Take number one: Being a Commanders fan is not fun. The team has been irrelevant for 30 years and ownership was an embarrassment. The team gets sold, they draft a quarterback who appears to be a generational talent and jump out to a 7-2 record, giving us something we have not had since the early 1990s … hope. And then they lose two straight, albeit to two playoff caliber teams, and you think, that’s ok, Dallas is coming to town, they stink, total get right game. Well. And to add insult to injury, you wake up the next morning and every sports talking head is slobbering the equally hated Eagles and you just want to stick your head in the oven.
Take number two: The old man, get off my lawn side of me is enjoying the resurgence of running backs. The game I watched as a child and teen is back, if only for one year. The best teams have solid running games and offensive lines that maul defenses. Not one but two runners may top 2,000 yards and suddenly everything old is new again. Kudos to Derrick Henry and Saquon Barkley, to David Montgomery and Jhymeer Gibbs, Josh Jacobs, and the rest of the undervalued running backs making the game look like 1977 again.
Take number three: Is there a worse team to root for than the Dolphins? When your quarterback is healthy, you’re at worst a playoff team and at best a Super Bowl contender but the problem is the next time he takes a hit to the head, his career might be over and you have no back up plan if that happens. If you root for a team like the Giants or Raiders, you know your team is tanking and will try to reset next year but the Dolphins are in a sort of purgatory where they are totally reliant on this one player whose career could end tomorrow. Oh, and you can't win a game when the temperature is below 40 degrees. Seems like a problem!
Take number four: The Ravens are simultaneously the most enjoyable and most frustrating team in the league to watch. They can march into a game against an up and coming team like the Chargers, have Lamar do Lamar things, a couple of highlight quality plays literally no one else can make, Derrick Henry steamroll people, and their defense play well enough and you think, “no one can beat this team, they are a thing of beauty” not one week after they looked inept and impotent against the Steelers and you think “what is wrong with this team?” In the end, the sloppy play (the Ravens get penalized way too much), uneven defense, and questionably play calling in big games will likely result in their season ending short of the Super Bowl and it will be a shame.
Take number five: The other side of the Ravens coin is Kansas City. They take their first loss of the season and are outplayed in Buffalo and then play with their food in Carolina, let an inferior team hang around for the entire game, and then scratch out a win. Impossible to make heads or tails of this team, whether they are just using the regular season to figure out what works best in the playoffs or if the defense is regressing or the offense is stuck. Strangest 10-1 team in recent memory.
Take number six: The Bears keep finding new ways to lose and their fan base must be furious. They went into their bye week 4-2 and then it all fell apart. The Hail Mary loss to Washington followed by two awful losses to Arizona and New England where the team did not look competitive, somewhere in there the offensive coordinator gets fired and then they lose a game to their oldest rival on a blocked field goal and then lose their next game to another division rival after coming back to tie the game in the last two minutes. That great start to the season is now long forgotten. 4-7 with a trip to Detroit to play the best team in the NFC on a short week knowing your whole coaching staff is likely out the door at season’s end.
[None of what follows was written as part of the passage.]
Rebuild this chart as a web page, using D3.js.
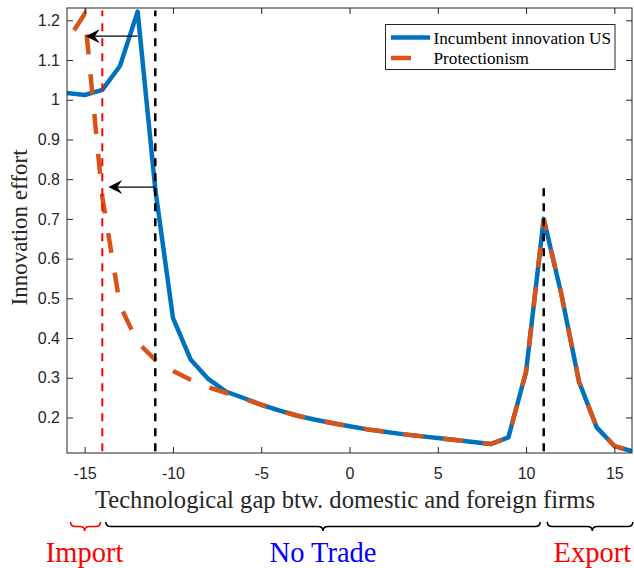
<!DOCTYPE html>
<html>
<head>
<meta charset="utf-8">
<script src="https://cdn.jsdelivr.net/npm/d3@7"></script>
<style>
  body { margin: 0; background: #fff; }
  svg text { font-family: "Liberation Serif", "Times New Roman", serif; }
  .tick text { font-family: "Liberation Sans", Arial, Helvetica, sans-serif; font-size: 16px; fill: #262626; }
</style>
</head>
<body>
<svg id="chart" width="634" height="568"></svg>
<script>
// technological gap (x) and the two series
const gap = [-16,-15,-14,-13,-12,-11,-10,-9,-8,-7,-6,-5,-4,-3,-2,-1,0,1,2,3,4,5,6,7,8,9,10,11,12,13,14,15,16];
const incumbent = [1.017,1.012,1.025,1.085,1.222,0.775,0.451,0.346,0.297,0.265,0.249,0.232,0.218,0.205,0.195,0.186,0.178,0.170,0.164,0.158,0.153,0.148,0.143,0.138,0.133,0.150,0.315,0.700,0.510,0.290,0.175,0.128,0.115];
const protGap = [-15.6,-15,-14,-13,-12,-11,-10,-9,-8,-7,-6,-5,-4,-3,-2,-1,0,1,2,3,4,5,6,7,8,9,10,11,12,13,14,15,16];
const protection = [1.175,1.216,0.755,0.482,0.389,0.345,0.317,0.295,0.276,0.262,0.248,0.232,0.218,0.205,0.195,0.186,0.178,0.170,0.164,0.158,0.153,0.148,0.143,0.138,0.133,0.150,0.315,0.700,0.510,0.290,0.175,0.128,0.115];

const xTicks = [-15,-10,-5,0,5,10,15];
const yTicks = [0.2,0.3,0.4,0.5,0.6,0.7,0.8,0.9,1.0,1.1,1.2];

// thresholds (vertical dashed lines): x and top value
const importCut = {x: -14, top: 1.225};
const tradeCuts = [{x: -11, top: 1.225}, {x: 11, top: 0.78}];

// shift arrows
const arrowFrom = [-12, -11];
const arrowTo = [-14.94, -13.66];
const arrowLevel = [1.16, 0.78];

// regions under the axis
const regionNames = ["Import", "No Trade", "Export"];
const regionFrom = [-15.8, -13.8, 11.2];
const regionTo = [-14.1, 10.8, 16.05];
const regionMid = [-15, -1.5, 13.75];

const blue = "#0072BD", orange = "#D95319";
const axisColor = "#262626";

const margin = {left: 67, top: 8, right: 2, bottom: 115};
const W = 634, H = 568;
const x = d3.scaleLinear().domain([-16, 16]).range([margin.left, W - margin.right]);
const y = d3.scaleLinear().domain([0.1105, 1.231]).range([H - margin.bottom, margin.top]);

const svg = d3.select("#chart");

svg.append("clipPath").attr("id", "clip")
  .append("rect")
    .attr("x", x(-16)).attr("y", y(1.231))
    .attr("width", x(16) - x(-16)).attr("height", y(0.1105) - y(1.231));

const plot = svg.append("g").attr("clip-path", "url(#clip)");

const line = d3.line().x(d => x(d[0])).y(d => y(d[1]));

plot.append("path")
    .attr("d", line(gap.map((g, i) => [g, incumbent[i]])))
    .attr("fill", "none")
    .attr("stroke", blue)
    .attr("stroke-width", 4.5)
    .attr("stroke-linejoin", "round");

plot.append("path")
    .attr("d", line(protGap.map((g, i) => [g, protection[i]])))
    .attr("fill", "none")
    .attr("stroke", orange)
    .attr("stroke-width", 4.5)
    .attr("stroke-dasharray", "20,20");

// vertical dashed lines
plot.append("line")
    .attr("x1", x(importCut.x)).attr("x2", x(importCut.x))
    .attr("y1", y(0.115)).attr("y2", y(importCut.top))
    .attr("stroke", "#ff0000").attr("stroke-width", 2)
    .attr("stroke-dasharray", "8,7");

plot.selectAll(".cut")
  .data(tradeCuts)
  .enter()
  .append("line")
    .attr("x1", d => x(d.x)).attr("x2", d => x(d.x))
    .attr("y1", y(0.115)).attr("y2", d => y(d.top))
    .attr("stroke", "#000").attr("stroke-width", 2.5)
    .attr("stroke-dasharray", "8,7");

// arrows
arrowFrom.forEach((x0, i) => {
  const yy = y(arrowLevel[i]), tip = x(arrowTo[i]);
  svg.append("line")
      .attr("x1", x(x0)).attr("x2", tip + 8)
      .attr("y1", yy).attr("y2", yy)
      .attr("stroke", "#000").attr("stroke-width", 1.2);
  svg.append("path")
      .attr("d", `M${tip},${yy}L${tip + 14},${yy - 7}L${tip + 9},${yy}L${tip + 14},${yy + 7}Z`)
      .attr("fill", "#000");
});

// axes: ticks pointing inward on all four sides
const fmtY = d => String(+d.toFixed(1));
const axB = svg.append("g")
    .attr("transform", `translate(0,${y.range()[0]})`)
    .call(d3.axisBottom(x).tickValues(xTicks).tickFormat(d => String(d)).tickSize(-6).tickPadding(15));
const axL = svg.append("g")
    .attr("transform", `translate(${x.range()[0]},0)`)
    .call(d3.axisLeft(y).tickValues(yTicks).tickFormat(fmtY).tickSize(-6).tickPadding(7));
const axT = svg.append("g")
    .attr("transform", `translate(0,${y.range()[1]})`)
    .call(d3.axisTop(x).tickValues(xTicks).tickFormat("").tickSize(-6));
const axR = svg.append("g")
    .attr("transform", `translate(${x.range()[1]},0)`)
    .call(d3.axisRight(y).tickValues(yTicks).tickFormat("").tickSize(-6));

[axB, axL, axT, axR].forEach(g => {
  g.select(".domain").remove();
  g.selectAll(".tick line").attr("stroke", axisColor);
});

svg.append("rect")
    .attr("x", x(-16)).attr("y", y(1.231))
    .attr("width", x(16) - x(-16)).attr("height", y(0.1105) - y(1.231))
    .attr("fill", "none").attr("stroke", axisColor).attr("stroke-width", 1);

// axis titles
svg.append("text")
    .attr("x", 345).attr("y", 508)
    .attr("text-anchor", "middle")
    .attr("font-size", 24.6)
    .attr("fill", axisColor)
    .text("Technological gap btw. domestic and foreign firms");

svg.append("text")
    .attr("transform", "translate(27,227.5) rotate(-90)")
    .attr("text-anchor", "middle")
    .attr("font-size", 23)
    .attr("fill", axisColor)
    .text("Innovation effort");

// legend
const lg = svg.append("g");
lg.append("rect")
    .attr("x", 385.5).attr("y", 24.5).attr("width", 229.5).attr("height", 45)
    .attr("fill", "#fff").attr("stroke", axisColor).attr("stroke-width", 1);
const legendItems = ["Incumbent innovation US", "Protectionism"];
legendItems.forEach((name, i) => {
  const ly = 37.5 + i * 20.5;
  lg.append("line")
      .attr("x1", 391).attr("x2", 430).attr("y1", ly).attr("y2", ly)
      .attr("stroke", i === 0 ? blue : orange)
      .attr("stroke-width", 4.5)
      .attr("stroke-dasharray", i === 0 ? null : "20,20");
  lg.append("text")
      .attr("x", 433.5).attr("y", ly + 6)
      .attr("font-size", 17.2)
      .attr("fill", "#000")
      .text(name);
});

// braces + region labels
function brace(x1, x2, xm, y0, h) {
  const r = 5, ym = y0 + h / 2;
  return `M${x1},${y0}Q${x1},${ym} ${x1 + r},${ym}L${xm - r},${ym}Q${xm},${ym} ${xm},${y0 + h}` +
         `Q${xm},${ym} ${xm + r},${ym}L${x2 - r},${ym}Q${x2},${ym} ${x2},${y0}`;
}
const braceColors = ["#ff0000", "#000", "#000"];
const labelColors = ["#ff0000", "#0000ff", "#ff0000"];
regionNames.forEach((name, i) => {
  svg.append("path")
      .attr("d", brace(x(regionFrom[i]), x(regionTo[i]), x(regionMid[i]), 522, 9))
      .attr("fill", "none")
      .attr("stroke", braceColors[i])
      .attr("stroke-width", 1.6);
  svg.append("text")
      .attr("x", x(regionMid[i])).attr("y", 561.5)
      .attr("text-anchor", "middle")
      .attr("font-size", 28.5)
      .attr("fill", labelColors[i])
      .text(name);
});
</script>
</body>
</html>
Take number seven: The NFC South and NFC West are the poster children for what the powers that be in the NFL want - parity. Both of these divisions are perfectly mediocre and each division winner will likely not be known until the final week of the season. Competitive? Yes. Entertaining? Not so much (Baker’s weird DeVito homage notwithstanding).
Take number eight: Have you heard about the team that has won six of their last seven, their only loss being to the 10-1 Lions? No. It’s Green Bay. Keep an eye on them.
Take number nine: If someone needs 17 games to break a record that was set in 16 games, it is not a record. I will die on this hill. Statistics and records play such a big role in how sports are covered and yet, to use one example, if Saquon Barkley needs an additional game to break Eric Dickerson’s record, it, does not count, sorry. Start keeping records based on the number of games that were played, Rewrite the record books so there are season leaders for when the league played 12 games, 14 games, 16 games, and now, 17 games.
Take number ten: I was trying to think back to the last time I celebrated a traditional, sit-at-the-family-table Thanksgiving and I came up with 2008. It can be isolating to be estranged from your family and losing another one to divorce, but on the flip side, no travel drama, no talk of politics at dinner, and I can sit at home with a pizza the size of a wagon wheel and watch football all day without anyone yelling at me.